En un todos contra todos jugarán los grandes nombres del cine japonés contemporáneo: desde la estrella internacional de Tadanobu Asano (Mongol) o Ryo Kase (El fotógrafo de Minamata), hasta clásicos de la filmografía de Kitano como Ken’ichi Endo, pasando por ídolos pop de la talla de Hidetoshi Nishijima (Drive My Car) o Kazunari Ninomiya (Gantz).
Takeshi Kitano dirige una película en clave caótica-divertida, que admite por héroes a psicópatas del corte de Hideyoshi Hashiba (a quien interpreta él mismo) o el mercenario amoral Mosuke (Shido Nakamura, también en Cannes por Monster de Hirokazu Kore-eda). La salud moral de sus protagonistas importa más bien poco a un cineasta que busca sólo reír a base de provocar y sobrevivir a las intrigas palaciegas.
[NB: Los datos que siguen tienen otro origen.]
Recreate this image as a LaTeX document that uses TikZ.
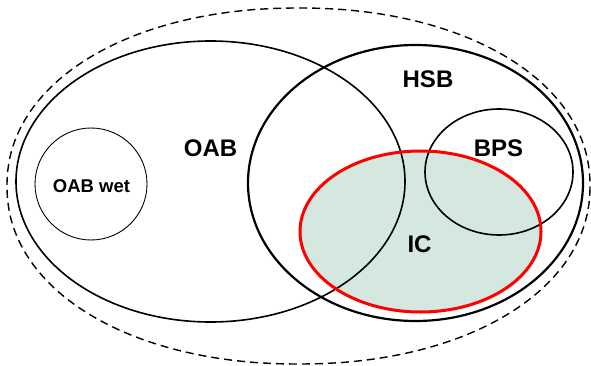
\documentclass[tikz,border=0pt]{standalone}
\usepackage{fontspec}
\setmainfont{Liberation Sans}
\definecolor{icfill}{HTML}{D5E8DF}
\definecolor{icred}{HTML}{FF0000}
\tikzset{
  lbl/.style={font=\fontsize{24}{28}\selectfont\bfseries, inner sep=0pt},
  smalllbl/.style={font=\fontsize{18.5}{22}\selectfont\bfseries, inner sep=0pt},
  setline/.style={draw=black, line width=1.6pt},
}
\begin{document}
\begin{tikzpicture}[x=1pt,y=-1pt]
\useasboundingbox (0,0) rectangle (591,366);
% IC fill
\fill[icfill] (420.5,231.5) ellipse [x radius=120.5, y radius=80.5];
% outer dashed (slightly superelliptic)
\draw[line width=1.4pt, dash pattern=on 8pt off 5pt, line join=round]
  plot[domain=0.5:359.5, samples=360, variable=\t]
  ({298.5+291.5*sign(cos(\t))*pow(abs(cos(\t)),0.952)},
   {186+178*sign(sin(\t))*pow(abs(sin(\t)),0.952)}) -- cycle;
% OAB
\draw[setline] (210.5,181.5) ellipse [x radius=194.5, y radius=140.5];
% HSB
\draw[draw=black, line width=2.2pt] (415.5,183) ellipse [x radius=167.5, y radius=138];
% BPS
\draw[setline] (499,172) ellipse [x radius=74, y radius=63];
% OAB wet
\draw[draw=black, line width=0.9pt] (91,184) circle [radius=56];
% IC outline
\draw[icred, line width=3pt] (420.5,231.5) ellipse [x radius=120.5, y radius=80.5];
% labels
\node[lbl] (oab) at (210.5,148) {OAB};
\node[lbl] (hsb) at (428,79) {HSB};
\node[lbl] (bps) at (498.5,148.5) {BPS};
\node[lbl] (ic) at (419.5,244.5) {IC};
\node[smalllbl] (oabwet) at (91.5,186) {OAB wet};
\end{tikzpicture}
\end{document}
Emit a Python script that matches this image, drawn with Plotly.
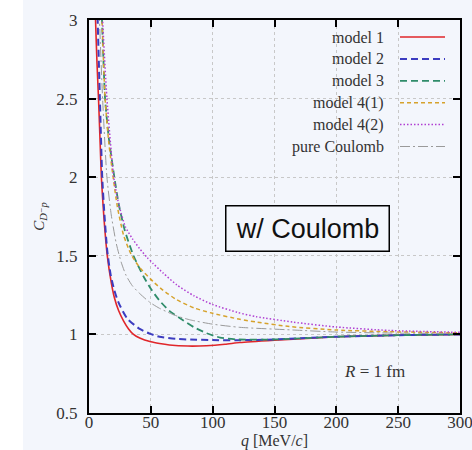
import plotly.graph_objects as go

# ---------------- data ----------------
names = ["model 1", "model 2", "model 3", "model 4(1)", "model 4(2)", "pure Coulomb"]

q_m1 = [4.5, 5.3, 6.5, 7.7, 9, 10, 12, 14.8, 18, 20.5, 24, 28, 32, 36, 41, 50, 57, 65, 80, 95, 110, 122, 150, 165, 200, 250, 300]
c_m1 = [3.3, 3.0, 2.72, 2.5, 2.22, 2.0, 1.75, 1.5, 1.33, 1.235, 1.15, 1.085, 1.035, 1.0, 0.977, 0.953, 0.942, 0.933, 0.926, 0.928, 0.937, 0.948, 0.963, 0.97, 0.985, 0.995, 1.0]

q_m2 = [6, 7, 8.8, 10.7, 12.5, 14.8, 17.5, 20.5, 24, 31, 41, 49, 57, 70, 82, 100, 120, 150, 200, 250, 300]
c_m2 = [3.3, 3.0, 2.5, 2.0, 1.76, 1.53, 1.38, 1.28, 1.2, 1.1, 1.035, 1.005, 0.985, 0.972, 0.967, 0.964, 0.963, 0.968, 0.985, 0.995, 1.0]

q_m3 = [9, 10.5, 13, 16, 20.5, 24, 29, 36, 44, 50, 57, 65, 76, 85, 95, 106, 120, 150, 200, 250, 300]
c_m3 = [3.3, 3.0, 2.5, 2.25, 2.0, 1.83, 1.66, 1.5, 1.37, 1.29, 1.215, 1.15, 1.09, 1.045, 1.008, 0.98, 0.968, 0.968, 0.985, 0.995, 1.0]

q_m41 = [9, 10.5, 13, 16, 19.5, 23, 28, 34, 41, 52, 60, 71, 85, 100, 122, 136, 162, 200, 243, 300]
c_m41 = [3.3, 3.0, 2.5, 2.22, 2.0, 1.81, 1.63, 1.51, 1.425, 1.335, 1.28, 1.22, 1.168, 1.134, 1.096, 1.078, 1.05, 1.028, 1.017, 1.01]

q_m42 = [9.5, 11, 14.5, 20, 24, 29.4, 35, 41, 47, 52, 60, 71, 85, 100, 120, 135, 165, 200, 243, 300]
c_m42 = [3.3, 3.0, 2.5, 2.0, 1.83, 1.685, 1.61, 1.545, 1.49, 1.45, 1.39, 1.315, 1.245, 1.19, 1.14, 1.113, 1.078, 1.047, 1.025, 1.013]

q_pc = [7, 8.5, 11, 14.5, 18, 22, 26, 30, 35, 41, 49, 57, 70, 82, 100, 122, 165, 200, 250, 300]
c_pc = [3.4, 3.0, 2.5, 2.0, 1.76, 1.58, 1.46, 1.375, 1.31, 1.26, 1.205, 1.166, 1.12, 1.092, 1.065, 1.045, 1.028, 1.015, 1.008, 1.005]

x_ticks = [0, 50, 100, 150, 200, 250, 300]
y_ticks = [0.5, 1, 1.5, 2, 2.5, 3]

# ---------------- styles ----------------
series = [
    (q_m1, c_m1, "#e0262a", "solid", 1.6),
    (q_m2, c_m2, "#3c3cc0", "7px,4px", 2.0),
    (q_m3, c_m3, "#2f8c6a", "7px,4px", 1.8),
    (q_m41, c_m41, "#d6a22c", "4px,3px", 1.5),
    (q_m42, c_m42, "#b03fd2", "1.5px,2px", 1.5),
    (q_pc, c_pc, "#9a9a9a", "10px,3px,2px,3px", 1.0),
]

BG = "#f3f6fc"
W, H = 472, 450
ML, MR, MT, MB = 89, 12, 20, 37
PW, PH = W - ML - MR, H - MT - MB

def fx(px):
    return (px - ML) / PW

def fy(py):
    return (H - MB - py) / PH

fig = go.Figure()
for (qq, cc, col, dash, wid), nm in zip(series, names):
    fig.add_trace(go.Scatter(x=qq, y=cc, mode="lines", name=nm,
                             line=dict(color=col, dash=dash, width=wid, shape="spline", smoothing=0.6),
                             showlegend=False))

serif = "Liberation Serif, DejaVu Serif, serif"
axis_common = dict(showline=True, linecolor="black", linewidth=2, mirror="ticks",
                   ticks="inside", ticklen=7, tickwidth=1.5, tickcolor="black",
                   showgrid=True, gridcolor="#c8c8c8", griddash="dot", gridwidth=1,
                   zeroline=False, automargin=False, ticklabeloverflow="allow",
                   tickfont=dict(family=serif, size=17, color="#333"))

fig.update_xaxes(range=[0, 300], tickvals=x_ticks, ticktext=[str(v) for v in x_ticks],
                 title=dict(text="<i>q</i> [MeV/<i>c</i>]", font=dict(family=serif, size=16, color="#333"), standoff=0),
                 ticklabelstandoff=-7, **axis_common)
fig.update_yaxes(range=[0.5, 3], tickvals=y_ticks, ticktext=["0.5", "1", "1.5", "2", "2.5", "3"],
                 title=dict(text="<i>C</i><sub><i>D</i>⁻<i>p</i></sub>", font=dict(family=serif, size=15, color="#333"), standoff=8),
                 ticklabelstandoff=6, **axis_common)

shapes = [dict(type="rect", xref="paper", yref="paper", x0=fx(23), x1=fx(W + 5), y0=fy(H + 5), y1=fy(0),
               fillcolor=BG, line=dict(width=0), layer="below")]
annotations = []

# manual legend: text on the left, line sample on the right
for i, ((qq, cc, col, dash, wid), nm) in enumerate(zip(series, names)):
    py = 37 + i * 21.9
    annotations.append(dict(xref="paper", yref="paper", x=fx(386), y=fy(py), xanchor="right", yanchor="middle",
                            text=nm, showarrow=False, font=dict(family=serif, size=16, color="#333")))
    shapes.append(dict(type="line", xref="paper", yref="paper", x0=fx(400), x1=fx(445), y0=fy(py), y1=fy(py),
                       line=dict(color=col, dash=dash, width=wid)))

annotations.append(dict(x=176.5, y=1.672, xref="x", yref="y", text="w/ Coulomb", showarrow=False,
                        font=dict(family="Liberation Sans, Arial, sans-serif", size=27, color="#111"),
                        bordercolor="black", borderwidth=1.5, borderpad=2, bgcolor=BG,
                        width=158, height=40))
annotations.append(dict(x=231, y=0.767, xref="x", yref="y", text="<i>R</i> = 1 fm", showarrow=False,
                        font=dict(family=serif, size=17, color="#333")))

fig.update_layout(width=W, height=H, margin=dict(l=ML, r=MR, t=MT, b=MB, autoexpand=False),
                  paper_bgcolor="white", plot_bgcolor=BG,
                  shapes=shapes, annotations=annotations, showlegend=False)

fig.write_html("out.html")
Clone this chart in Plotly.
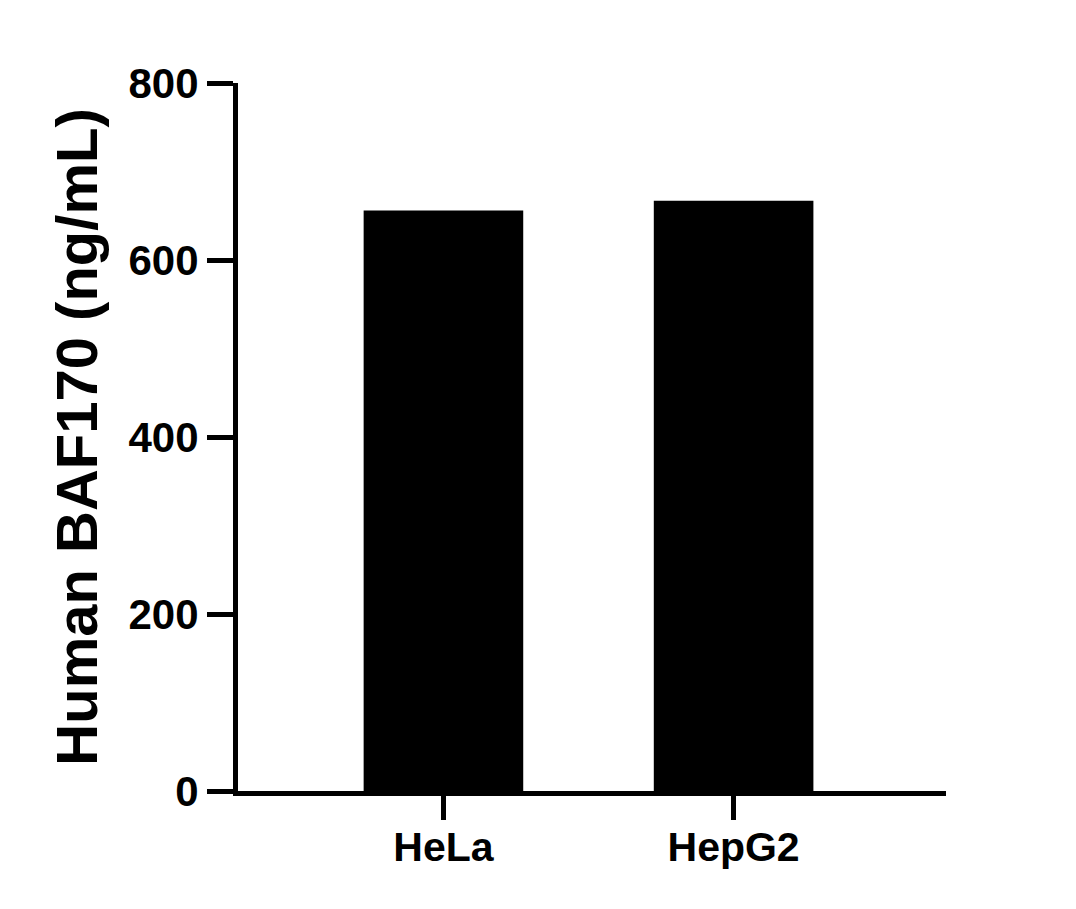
import plotly.graph_objects as go

cell_lines = ["HeLa", "HepG2"]
baf170_ng_ml = [656, 667]
y_ticks = [0, 200, 400, 600, 800]

font_family = "Liberation Sans, Arial, sans-serif"

fig = go.Figure()
fig.add_trace(go.Bar(
    x=cell_lines,
    y=baf170_ng_ml,
    marker=dict(color="black", line=dict(width=0)),
    width=0.55,
))

# page body adds an 8px margin, so the margins are shifted to compensate
fig.update_layout(
    width=1076, height=909,
    margin=dict(l=230, r=138, t=75, b=126),
    paper_bgcolor="white",
    plot_bgcolor="white",
    showlegend=False,
    font=dict(family=font_family, color="black"),
)

fig.update_xaxes(
    range=[-0.708, 1.732],
    showline=True, linecolor="black", linewidth=5,
    ticks="outside", ticklen=24, tickwidth=5, tickcolor="black",
    tickfont=dict(size=41, family=font_family, weight="bold"),
    ticklabelstandoff=-8,
    showgrid=False, zeroline=False,
)

fig.update_yaxes(
    range=[0, 800],
    tickvals=y_ticks,
    showline=True, linecolor="black", linewidth=5,
    ticks="outside", ticklen=26, tickwidth=5, tickcolor="black",
    tickfont=dict(size=42, family=font_family, weight="bold"),
    showgrid=False, zeroline=False,
    title=dict(text="Human BAF170 (ng/mL)",
               font=dict(size=58, family=font_family, weight="bold"),
               standoff=14),
)

fig.write_html("out.html")
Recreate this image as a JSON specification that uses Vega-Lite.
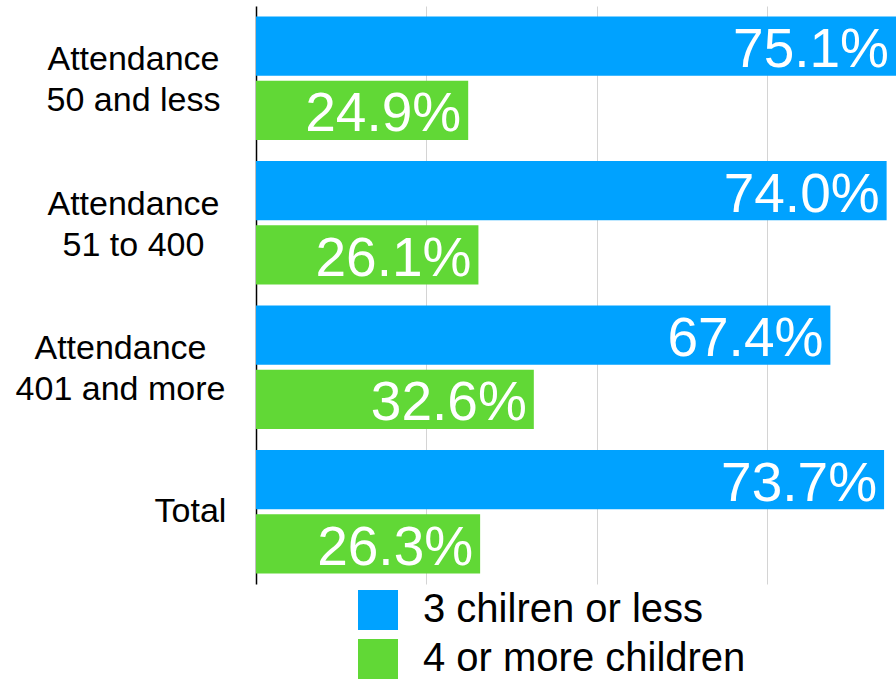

Kitano busca constantemente el gag y, casi descubriéndose debajo de la máscara, remueve las aguas turbias de palacio para improvisar estallidos caóticos. Tratar de apuntar a estallidos de improvisación en el metraje final es un buen pasatiempo entre peleas, si cuesta seguir el hilo de conspiraciones. Oh, y Kitano saca a la luz aquello que seguramente pasara tras los biombos del siglo XVI: entre la clase samurái hay
buenas dosis de sexo y deseo gay.
Como si lo viéramos, Kitano mira a sus guerreros queer con media sonrisa y un palillo en la boca. Es lo más cercano que el cine estará de replicar el espíritu carca-buenista de nuestros abuelos.